EXERCISE TASK: Output all entries verbatim. Skip pictures.

ENTRIES SHOWN:

## Begin

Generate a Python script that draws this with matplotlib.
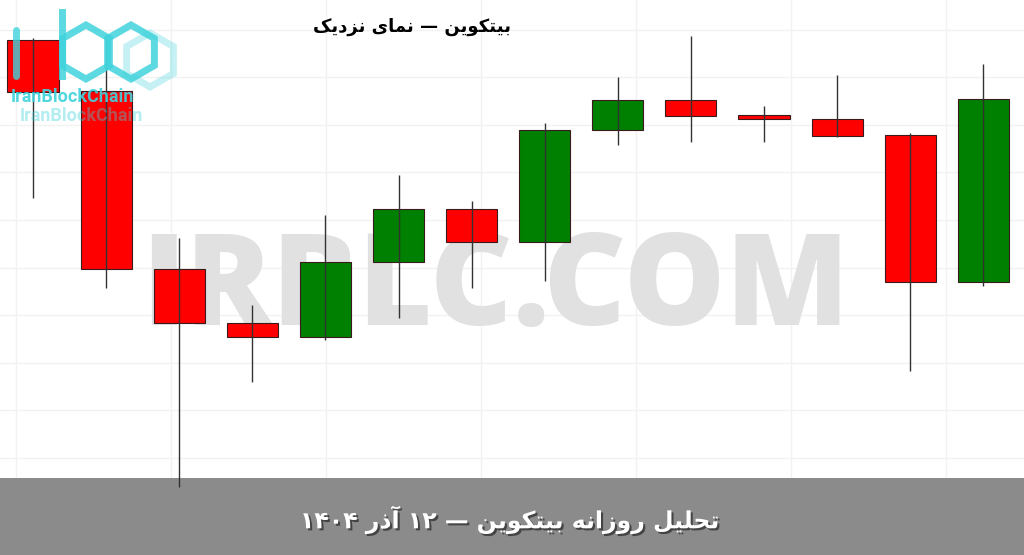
import re
import numpy as np
import matplotlib
matplotlib.use("Agg")
import matplotlib.pyplot as plt
from matplotlib.patches import Rectangle, RegularPolygon
import matplotlib.patheffects as pe

# متن ها
title_text = "بیتکوین — نمای نزدیک"
banner_text = "تحلیل روزانه بیتکوین — ۱۲ آذر ۱۴۰۴"
watermark = "IRBLC.COM"
logo_name = "IranBlockChain"

# داده های کندل (قیمت تقریبی)
opens  = [93100, 92590, 90810, 90270, 90130, 90880, 91410, 91080, 92200, 92500, 92350, 92310, 92150, 90680]
highs  = [93120, 93150, 91120, 90450, 91350, 91750, 91490, 92270, 92730, 93140, 92440, 92750, 92170, 92860]
lows   = [91520, 90620, 88630, 89680, 90100, 90320, 90620, 90690, 92050, 92080, 92080, 92130, 89790, 90640]
closes = [92580, 90810, 90270, 90130, 90880, 91410, 91080, 92200, 92500, 92340, 92310, 92140, 90680, 92510]

# شکل دادن حروف فارسی برای matplotlib (بدون raqm)
FORMS = {  # iso, fin, ini, med
    "ا": ("\uFE8D", "\uFE8E", None, None),
    "آ": ("\uFE81", "\uFE82", None, None),
    "د": ("\uFEA9", "\uFEAA", None, None),
    "ذ": ("\uFEAB", "\uFEAC", None, None),
    "ر": ("\uFEAD", "\uFEAE", None, None),
    "ز": ("\uFEAF", "\uFEB0", None, None),
    "و": ("\uFEED", "\uFEEE", None, None),
    "ب": ("\uFE8F", "\uFE90", "\uFE91", "\uFE92"),
    "ت": ("\uFE95", "\uFE96", "\uFE97", "\uFE98"),
    "ح": ("\uFEA1", "\uFEA2", "\uFEA3", "\uFEA4"),
    "ل": ("\uFEDD", "\uFEDE", "\uFEDF", "\uFEE0"),
    "م": ("\uFEE1", "\uFEE2", "\uFEE3", "\uFEE4"),
    "ن": ("\uFEE5", "\uFEE6", "\uFEE7", "\uFEE8"),
    "ه": ("\uFEE9", "\uFEEA", "\uFEEB", "\uFEEC"),
    "ک": ("\uFB8E", "\uFB8F", "\uFB90", "\uFB91"),
    "ی": ("\uFBFC", "\uFBFD", "\uFBFE", "\uFBFF"),
}


def fa(s):
    out = []
    for i, ch in enumerate(s):
        if ch not in FORMS:
            out.append(ch)
            continue
        prev = s[i - 1] if i > 0 else ""
        nxt = s[i + 1] if i + 1 < len(s) else ""
        jp = prev in FORMS and FORMS[prev][2] is not None
        jn = FORMS[ch][2] is not None and nxt in FORMS
        iso, fin, ini, med = FORMS[ch]
        out.append(med if jp and jn else fin if jp else ini if jn else iso)
    parts = re.split(r"([0-9۰-۹]+)", "".join(out))
    return "".join(p if re.fullmatch(r"[0-9۰-۹]+", p) else p[::-1] for p in reversed(parts))


W, H = 1024, 555
fig = plt.figure(figsize=(W / 100, H / 100), dpi=100)
fig.patch.set_facecolor("white")
ax = fig.add_axes([0, 0, 1, 1])

step = 73.1
x = np.arange(len(opens))
for i in x:
    o, h, l, c = opens[i], highs[i], lows[i], closes[i]
    color = "#008000" if c >= o else "#ff0000"
    ax.add_patch(Rectangle((i - 0.35, min(o, c)), 0.7, abs(c - o), facecolor=color,
                           edgecolor="#3a1a1a", linewidth=0.8, zorder=4))
ax.vlines(x, lows, highs, color="#333333", linewidth=1.0, zorder=5)

ax.set_xlim(-33 / step, (W - 33) / step)
ax.set_ylim(93500 - 10 * H, 93500)

# گرید کم رنگ
ax.set_yticks(np.arange(88920, 93500, 476))
ax.set_xticks(np.arange(-0.23, 14, 2.12))
ax.grid(color="#f2f2f2", linewidth=1.0)
ax.set_axisbelow(True)
ax.tick_params(length=0, labelleft=False, labelbottom=False)
for s in ax.spines.values():
    s.set_visible(False)

# واترمارک
ax.text(495 / W, 1 - 325 / H, watermark, transform=ax.transAxes, fontsize=92,
        family="Open Sans", weight="heavy", color="#e1e1e1", ha="center", va="baseline", zorder=1)

# نوار پایین
ax.add_patch(Rectangle((0, 0), 1, (H - 478) / H, transform=ax.transAxes,
                       facecolor="#8b8b8b", edgecolor="none", zorder=2))

fig.text(412 / W, 1 - 27 / H, fa(title_text), fontsize=13, weight="bold",
         family="DejaVu Sans", color="black", ha="center", va="center")
fig.text(510 / W, 1 - 520 / H, fa(banner_text), fontsize=17, weight="bold",
         family="DejaVu Sans", color="white", ha="center", va="center",
         path_effects=[pe.withSimplePatchShadow(offset=(1.5, -1.5), shadow_rgbFace="#333333", alpha=0.8)])

# لوگو
lax = fig.add_axes([0, 1 - 130 / H, 200 / W, 130 / H])
lax.set_xlim(0, 200)
lax.set_ylim(130, 0)
lax.axis("off")
cyan = "#3fd3dc"
lax.plot([16, 16], [30, 76], color=cyan, linewidth=5, alpha=0.8, solid_capstyle="round")
lax.plot([62, 62], [12, 76], color=cyan, linewidth=5, alpha=0.85)
lax.add_patch(RegularPolygon((86, 52), 6, radius=27, orientation=0, fill=False,
                             edgecolor=cyan, linewidth=5, alpha=0.85))
lax.add_patch(RegularPolygon((131, 52), 6, radius=27, orientation=0, fill=False,
                             edgecolor=cyan, linewidth=5, alpha=0.85))
lax.add_patch(RegularPolygon((150, 60), 6, radius=27, orientation=0, fill=False,
                             edgecolor=cyan, linewidth=5, alpha=0.3))
lax.text(11, 97, logo_name, fontsize=13, weight="bold", family="Roboto", color=cyan,
         alpha=0.9, va="center", ha="left")
lax.text(20, 116, logo_name, fontsize=13, weight="bold", family="Roboto", color=cyan,
         alpha=0.4, va="center", ha="left")

fig.savefig("out.png", dpi=100)
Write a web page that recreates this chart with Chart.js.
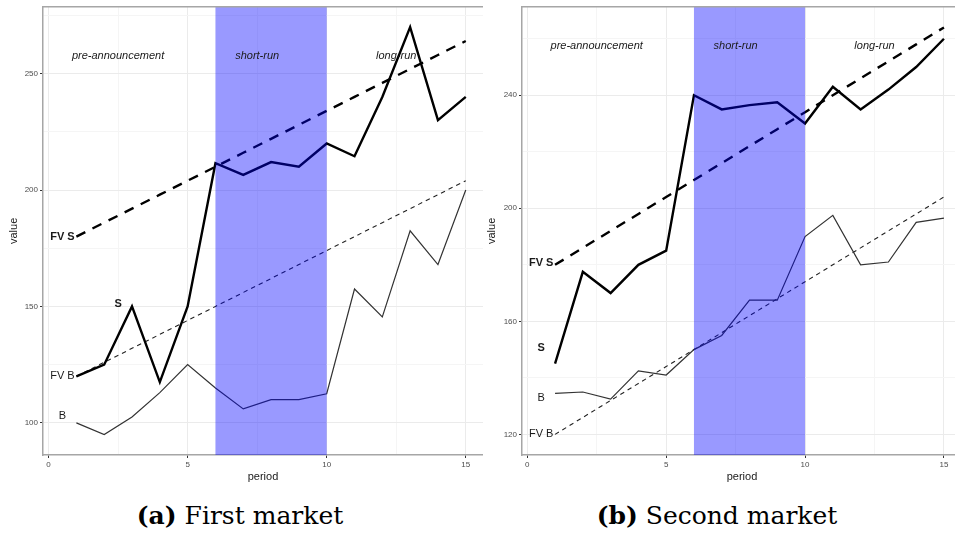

## End

COMPLETED TASK:
Generate a Python script that draws this with matplotlib.
import re
import numpy as np
import matplotlib
matplotlib.use("Agg")
import matplotlib.pyplot as plt
from matplotlib.patches import Rectangle, RegularPolygon
import matplotlib.patheffects as pe

# متن ها
title_text = "بیتکوین — نمای نزدیک"
banner_text = "تحلیل روزانه بیتکوین — ۱۲ آذر ۱۴۰۴"
watermark = "IRBLC.COM"
logo_name = "IranBlockChain"

# داده های کندل (قیمت تقریبی)
opens  = [93100, 92590, 90810, 90270, 90130, 90880, 91410, 91080, 92200, 92500, 92350, 92310, 92150, 90680]
highs  = [93120, 93150, 91120, 90450, 91350, 91750, 91490, 92270, 92730, 93140, 92440, 92750, 92170, 92860]
lows   = [91520, 90620, 88630, 89680, 90100, 90320, 90620, 90690, 92050, 92080, 92080, 92130, 89790, 90640]
closes = [92580, 90810, 90270, 90130, 90880, 91410, 91080, 92200, 92500, 92340, 92310, 92140, 90680, 92510]

# شکل دادن حروف فارسی برای matplotlib (بدون raqm)
FORMS = {  # iso, fin, ini, med
    "ا": ("\uFE8D", "\uFE8E", None, None),
    "آ": ("\uFE81", "\uFE82", None, None),
    "د": ("\uFEA9", "\uFEAA", None, None),
    "ذ": ("\uFEAB", "\uFEAC", None, None),
    "ر": ("\uFEAD", "\uFEAE", None, None),
    "ز": ("\uFEAF", "\uFEB0", None, None),
    "و": ("\uFEED", "\uFEEE", None, None),
    "ب": ("\uFE8F", "\uFE90", "\uFE91", "\uFE92"),
    "ت": ("\uFE95", "\uFE96", "\uFE97", "\uFE98"),
    "ح": ("\uFEA1", "\uFEA2", "\uFEA3", "\uFEA4"),
    "ل": ("\uFEDD", "\uFEDE", "\uFEDF", "\uFEE0"),
    "م": ("\uFEE1", "\uFEE2", "\uFEE3", "\uFEE4"),
    "ن": ("\uFEE5", "\uFEE6", "\uFEE7", "\uFEE8"),
    "ه": ("\uFEE9", "\uFEEA", "\uFEEB", "\uFEEC"),
    "ک": ("\uFB8E", "\uFB8F", "\uFB90", "\uFB91"),
    "ی": ("\uFBFC", "\uFBFD", "\uFBFE", "\uFBFF"),
}


def fa(s):
    out = []
    for i, ch in enumerate(s):
        if ch not in FORMS:
            out.append(ch)
            continue
        prev = s[i - 1] if i > 0 else ""
        nxt = s[i + 1] if i + 1 < len(s) else ""
        jp = prev in FORMS and FORMS[prev][2] is not None
        jn = FORMS[ch][2] is not None and nxt in FORMS
        iso, fin, ini, med = FORMS[ch]
        out.append(med if jp and jn else fin if jp else ini if jn else iso)
    parts = re.split(r"([0-9۰-۹]+)", "".join(out))
    return "".join(p if re.fullmatch(r"[0-9۰-۹]+", p) else p[::-1] for p in reversed(parts))


W, H = 1024, 555
fig = plt.figure(figsize=(W / 100, H / 100), dpi=100)
fig.patch.set_facecolor("white")
ax = fig.add_axes([0, 0, 1, 1])

step = 73.1
x = np.arange(len(opens))
for i in x:
    o, h, l, c = opens[i], highs[i], lows[i], closes[i]
    color = "#008000" if c >= o else "#ff0000"
    ax.add_patch(Rectangle((i - 0.35, min(o, c)), 0.7, abs(c - o), facecolor=color,
                           edgecolor="#3a1a1a", linewidth=0.8, zorder=4))
ax.vlines(x, lows, highs, color="#333333", linewidth=1.0, zorder=5)

ax.set_xlim(-33 / step, (W - 33) / step)
ax.set_ylim(93500 - 10 * H, 93500)

# گرید کم رنگ
ax.set_yticks(np.arange(88920, 93500, 476))
ax.set_xticks(np.arange(-0.23, 14, 2.12))
ax.grid(color="#f2f2f2", linewidth=1.0)
ax.set_axisbelow(True)
ax.tick_params(length=0, labelleft=False, labelbottom=False)
for s in ax.spines.values():
    s.set_visible(False)

# واترمارک
ax.text(495 / W, 1 - 325 / H, watermark, transform=ax.transAxes, fontsize=92,
        family="Open Sans", weight="heavy", color="#e1e1e1", ha="center", va="baseline", zorder=1)

# نوار پایین
ax.add_patch(Rectangle((0, 0), 1, (H - 478) / H, transform=ax.transAxes,
                       facecolor="#8b8b8b", edgecolor="none", zorder=2))

fig.text(412 / W, 1 - 27 / H, fa(title_text), fontsize=13, weight="bold",
         family="DejaVu Sans", color="black", ha="center", va="center")
fig.text(510 / W, 1 - 520 / H, fa(banner_text), fontsize=17, weight="bold",
         family="DejaVu Sans", color="white", ha="center", va="center",
         path_effects=[pe.withSimplePatchShadow(offset=(1.5, -1.5), shadow_rgbFace="#333333", alpha=0.8)])

# لوگو
lax = fig.add_axes([0, 1 - 130 / H, 200 / W, 130 / H])
lax.set_xlim(0, 200)
lax.set_ylim(130, 0)
lax.axis("off")
cyan = "#3fd3dc"
lax.plot([16, 16], [30, 76], color=cyan, linewidth=5, alpha=0.8, solid_capstyle="round")
lax.plot([62, 62], [12, 76], color=cyan, linewidth=5, alpha=0.85)
lax.add_patch(RegularPolygon((86, 52), 6, radius=27, orientation=0, fill=False,
                             edgecolor=cyan, linewidth=5, alpha=0.85))
lax.add_patch(RegularPolygon((131, 52), 6, radius=27, orientation=0, fill=False,
                             edgecolor=cyan, linewidth=5, alpha=0.85))
lax.add_patch(RegularPolygon((150, 60), 6, radius=27, orientation=0, fill=False,
                             edgecolor=cyan, linewidth=5, alpha=0.3))
lax.text(11, 97, logo_name, fontsize=13, weight="bold", family="Roboto", color=cyan,
         alpha=0.9, va="center", ha="left")
lax.text(20, 116, logo_name, fontsize=13, weight="bold", family="Roboto", color=cyan,
         alpha=0.4, va="center", ha="left")

fig.savefig("out.png", dpi=100)
Write a web page that recreates this chart with Chart.js.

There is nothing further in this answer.